------ RECORD EXTRACTS ------
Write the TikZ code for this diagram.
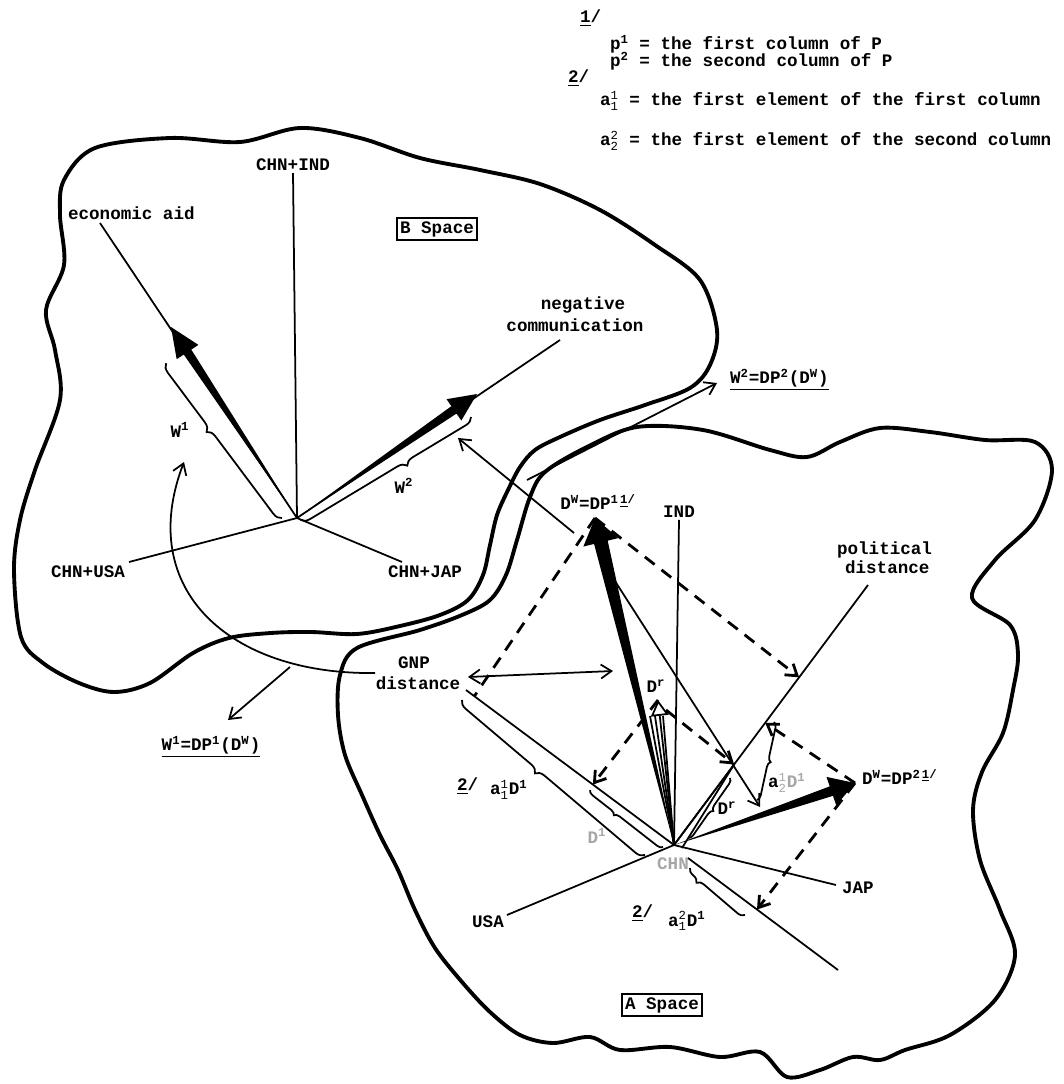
\documentclass[tikz,border=0pt]{standalone}
\usepackage{fontspec}
\setmonofont{Liberation Mono}
\usetikzlibrary{calc,positioning,arrows.meta,decorations.pathreplacing}
\newcommand{\supsub}[3]{#1$^{\mathtt{#2}}_{\mathtt{#3}}$}

\begin{document}
\begin{tikzpicture}[x=0.02cm,y=-0.02cm,
    lbl/.style={font=\ttfamily\bfseries\fontsize{10}{11}\selectfont, inner sep=1pt},
    faint/.style={lbl, text=black!35},
    blob/.style={line width=2.2pt, line join=round},
    axis/.style={line width=1pt},
    proj/.style={line width=1.6pt, dash pattern=on 7pt off 5pt},
    tip/.style={-{Straight Barb[length=6pt,width=8pt]}},
    spacebox/.style={lbl, draw, line width=1.2pt, inner sep=2pt},
    vbrace/.style={decorate, decoration={brace, amplitude=5pt, #1}, line width=1pt},
    vbrace/.default={},
]
\tikzset{
  pics/fatvec/.style args={#1:#2:#3:#4:#5}{
    code={
      \coordinate (hb) at ($(#2)!#4!(#1)$);
      \fill (#1) -- ($(hb)!#3!90:(#2)$) -- ($(hb)!#5!90:(#2)$) -- (#2)
        -- ($(hb)!#5!-90:(#2)$) -- ($(hb)!#3!-90:(#2)$) -- cycle;
    }
  }
}
\useasboundingbox (0,0) rectangle (1063,1084);

% the two spaces
\draw[blob] plot[smooth cycle, tension=0.55] coordinates {
  (64,180) (95,148) (170,138) (240,142) (300,128) (360,138) (420,158)
  (480,170) (540,184) (600,210) (655,245) (700,280) (717,330) (710,365)
  (690,388) (645,405) (600,420) (560,437) (535,450) (520,467) (508,490)
  (497,515) (490,545) (483,575) (468,600) (440,615) (400,626) (357,634)
  (311,632) (271,633) (229,638) (193,653) (150,683) (114,692) (79,683)
  (43,663) (21,637) (14,570) (20,520) (35,470) (60,400) (55,350) (46,310)
  (64,265) (60,215)};
\draw[blob] plot[smooth cycle, tension=0.55] coordinates {
  (770,450) (807,457) (840,442) (880,428) (930,432) (985,440) (1035,442)
  (1052,470) (1035,520) (995,560) (972,598) (1010,625) (1018,655)
  (1013,690) (1003,733) (982,772) (973,810) (980,860) (1000,910)
  (1015,955) (995,1000) (950,1035) (905,1050) (880,1060) (853,1057)
  (820,1070) (787,1077) (760,1052) (720,1057) (670,1047) (620,1050)
  (590,1037) (553,1043) (520,1035) (490,1012) (462,982) (435,948)
  (415,910) (398,870) (380,835) (362,795) (345,755) (338,715) (340,675)
  (357,648) (420,630) (462,615) (490,600) (506,575) (517,540) (530,497)
  (545,472) (587,447) (637,427) (703,430)};

% footnotes
\node[lbl, anchor=west] (fn1) at (578,18) {\underline{1}/};
\node[lbl, anchor=west] (p1) at (608,44) {p\textsuperscript{1} = the first column of P};
\node[lbl, anchor=west] (p2) at (608,61) {p\textsuperscript{2} = the second column of P};
\node[lbl, anchor=west] (fn2) at (566,78) {\underline{2}/};
\node[lbl, anchor=west] (a11) at (598,101) {\supsub{a}{1}{1} = the first element of the first column};
\node[lbl, anchor=west] (a22) at (598,141) {\supsub{a}{2}{2} = the first element of the second column};

% B space
\coordinate (OB) at (297,518);
\coordinate (econend) at (100,223);
\coordinate (commend) at (560,340);
\coordinate (busaend) at (129,562);
\coordinate (bjapend) at (402,562);
\coordinate (W1) at (171,327);
\coordinate (W2) at (477,394);
\node[lbl] (bind) at (293,165) {CHN+IND};
\node[lbl, anchor=west] (econ) at (66,213) {economic aid};
\node[lbl] (neg) at (583,305) {negative};
\node[lbl] (comm) at (575,325) {communication};
\node[lbl] (busa) at (88,572) {CHN+USA};
\node[lbl] (bjap) at (425,572) {CHN+JAP};
\node[spacebox] (bsp) at (437,229) {B Space};
\draw[axis] (OB) -- (bind.south);
\draw[axis] (OB) -- (econend);
\draw[axis] (OB) -- (commend);
\draw[axis] (OB) -- (busaend);
\draw[axis] (OB) -- (bjapend);
\pic {fatvec=OB:W1:0.09cm:0.6cm:0.26cm};
\pic {fatvec=OB:W2:0.09cm:0.56cm:0.26cm};
\draw[vbrace={aspect=0.59}] (282,518) -- (166,363);
\node[lbl] (w1) at (180,430) {W\textsuperscript{1}};
\draw[vbrace={aspect=0.4}] (471,417) -- (300,520);
\node[lbl] (w2) at (404,486) {W\textsuperscript{2}};

% A space
\coordinate (OA) at (674,845);
\coordinate (gnpend) at (466,690);
\coordinate (polend) at (868,585);
\coordinate (usaend) at (507,915);
\coordinate (japend) at (836,885);
\coordinate (lowstart) at (688,858);
\coordinate (lowend) at (838,970);
\coordinate (D1) at (595,518);
\coordinate (D2) at (855,783);
\coordinate (Dr) at (658,700);
\node[lbl] (ind) at (679,512) {IND};
\node[lbl] (gnp) at (414,663) {GNP};
\node[lbl] (gnpd) at (418,683) {distance};
\node[lbl, anchor=west] (pol) at (835,550) {political};
\node[lbl, anchor=west] (pold) at (843,567) {distance};
\node[lbl] (usa) at (488,922) {USA};
\node[lbl, anchor=west] (jap) at (840,888) {JAP};
\node[faint] (chn) at (673,864) {CHN};
\node[spacebox] (asp) at (662,1005) {A Space};
\draw[axis] (OA) -- (ind.south);
\draw[axis] (OA) -- (gnpend);
\draw[axis] (OA) -- (polend);
\draw[axis] (OA) -- (usaend);
\draw[axis] (OA) -- (japend);
\draw[axis] (lowstart) -- (lowend);

\coordinate (pg1) at ($(OA)!0.96!(gnpend)$);
\coordinate (pr1) at ($(OA)!0.39!(gnpend)$);
\coordinate (pp1) at ($(OA)!0.645!(polend)$);
\coordinate (pp2) at ($(OA)!0.47!(polend)$);
\coordinate (pr2) at ($(OA)!0.31!(polend)$);
\coordinate (pl2) at ($(lowstart)!0.46!(lowend)$);

\draw[proj] (D1) -- (pg1);
\draw[proj, tip] (D1) -- (pp1);
\draw[proj, tip] (D2) -- (pp2);
\draw[proj, tip] (D2) -- (pl2);
\draw[proj, tip] (Dr) -- (pr1);
\draw[proj, tip] ($(Dr)+(8,10)$) -- (pr2);

\coordinate (fan1) at (650,716);
\coordinate (fan2) at (655,716);
\coordinate (fan3) at (663,716);
\draw[axis] (OA) -- (fan1);
\draw[axis] (OA) -- (fan2);
\draw[axis] (OA) -- (fan3);
\draw[axis, -{Triangle[open, length=9pt, width=10pt]}] (OA) -- (Dr);
\node[lbl] (drl) at (656,686) {D\textsuperscript{r}};
\draw[axis] (OA) -- (pr2);
\draw[axis] ($(OA)+(8,3)$) -- (pr2);

\pic {fatvec=OA:D1:0.14cm:0.5cm:0.36cm};
\pic {fatvec=OA:D2:0.1cm:0.5cm:0.3cm};
\node[lbl, anchor=south] (d1l) at (598,512) {D\textsuperscript{W}=DP\textsuperscript{1\,\underline{1}/}};
\node[lbl, anchor=west] (d2l) at (860,777) {D\textsuperscript{W}=DP\textsuperscript{2\,\underline{1}/}};

\coordinate (rotstart) at (613,578);
\coordinate (rotend) at (760,807);
\draw[axis, tip] (rotstart) -- (rotend);
\draw[axis, <->, >={Straight Barb[length=6pt,width=8pt]}] (468,677) -- (613,671);

% braces in A space
\draw[vbrace={aspect=0.57}] (645,855) -- (462,700);
\node[lbl, anchor=west] (fa1) at (455,786) {\underline{2}/};
\node[lbl, anchor=west] (a1d) at (488,790) {\supsub{a}{1}{1}D\textsuperscript{1}};
\draw[vbrace={aspect=0.63, amplitude=3pt}] (663,847) -- (590,790);
\node[faint] (d1f) at (597,836) {D\textsuperscript{1}};
\draw[vbrace={amplitude=3pt}] (774,722) -- (757,800);
\node[lbl, anchor=west] (a2d) at (766,783) {a{\color{black!35}$^{\mathtt{1}}_{\mathtt{2}}$D\textsuperscript{1}}};
\draw[vbrace={amplitude=3pt}] (730,778) -- (688,838);
\node[lbl] (drp) at (727,808) {D\textsuperscript{r}};
\draw[vbrace={aspect=0.8, amplitude=4pt}] (745,915) -- (690,868);
\node[lbl, anchor=west] (fa2) at (630,913) {\underline{2}/};
\node[lbl, anchor=west] (a3d) at (666,921) {\supsub{a}{2}{1}D\textsuperscript{1}};

% mappings between spaces
\coordinate (toW2s) at (574,533);
\coordinate (toW2e) at (458,438);
\draw[axis, tip] (toW2s) -- (toW2e);
\coordinate (chs) at (527,480);
\coordinate (che) at (717,383);
\draw[axis, tip] (chs) -- (che);
\node[lbl, anchor=west] (w2eq) at (728,380) {\underline{W\textsuperscript{2}=DP\textsuperscript{2}(D\textsuperscript{W})}};
\coordinate (gnpcurve) at (375,673);
\coordinate (w1head) at (184,462);
\draw[axis, tip] (gnpcurve) .. controls (230,675) and (135,590) .. (w1head);
\coordinate (w1as) at (290,667);
\coordinate (w1ae) at (228,720);
\draw[axis, tip] (w1as) -- (w1ae);
\node[lbl] (w1eq) at (211,747) {\underline{W\textsuperscript{1}=DP\textsuperscript{1}(D\textsuperscript{W})}};
\end{tikzpicture}
\end{document}
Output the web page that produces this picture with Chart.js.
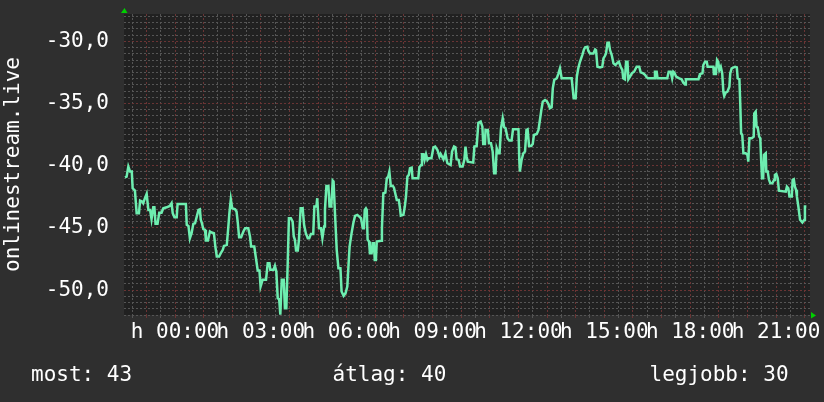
------
* **EXERCISE AIM**: Quote the records above exactly, from the first line through the line containing "(0,0) rectangle (1063,1084);", and leave out the pictures.

* **COMPLETED EXERCISE**:
Write the TikZ code for this diagram.
\documentclass[tikz,border=0pt]{standalone}
\usepackage{fontspec}
\setmonofont{Liberation Mono}
\usetikzlibrary{calc,positioning,arrows.meta,decorations.pathreplacing}
\newcommand{\supsub}[3]{#1$^{\mathtt{#2}}_{\mathtt{#3}}$}

\begin{document}
\begin{tikzpicture}[x=0.02cm,y=-0.02cm,
    lbl/.style={font=\ttfamily\bfseries\fontsize{10}{11}\selectfont, inner sep=1pt},
    faint/.style={lbl, text=black!35},
    blob/.style={line width=2.2pt, line join=round},
    axis/.style={line width=1pt},
    proj/.style={line width=1.6pt, dash pattern=on 7pt off 5pt},
    tip/.style={-{Straight Barb[length=6pt,width=8pt]}},
    spacebox/.style={lbl, draw, line width=1.2pt, inner sep=2pt},
    vbrace/.style={decorate, decoration={brace, amplitude=5pt, #1}, line width=1pt},
    vbrace/.default={},
]
\tikzset{
  pics/fatvec/.style args={#1:#2:#3:#4:#5}{
    code={
      \coordinate (hb) at ($(#2)!#4!(#1)$);
      \fill (#1) -- ($(hb)!#3!90:(#2)$) -- ($(hb)!#5!90:(#2)$) -- (#2)
        -- ($(hb)!#5!-90:(#2)$) -- ($(hb)!#3!-90:(#2)$) -- cycle;
    }
  }
}
\useasboundingbox (0,0) rectangle (1063,1084);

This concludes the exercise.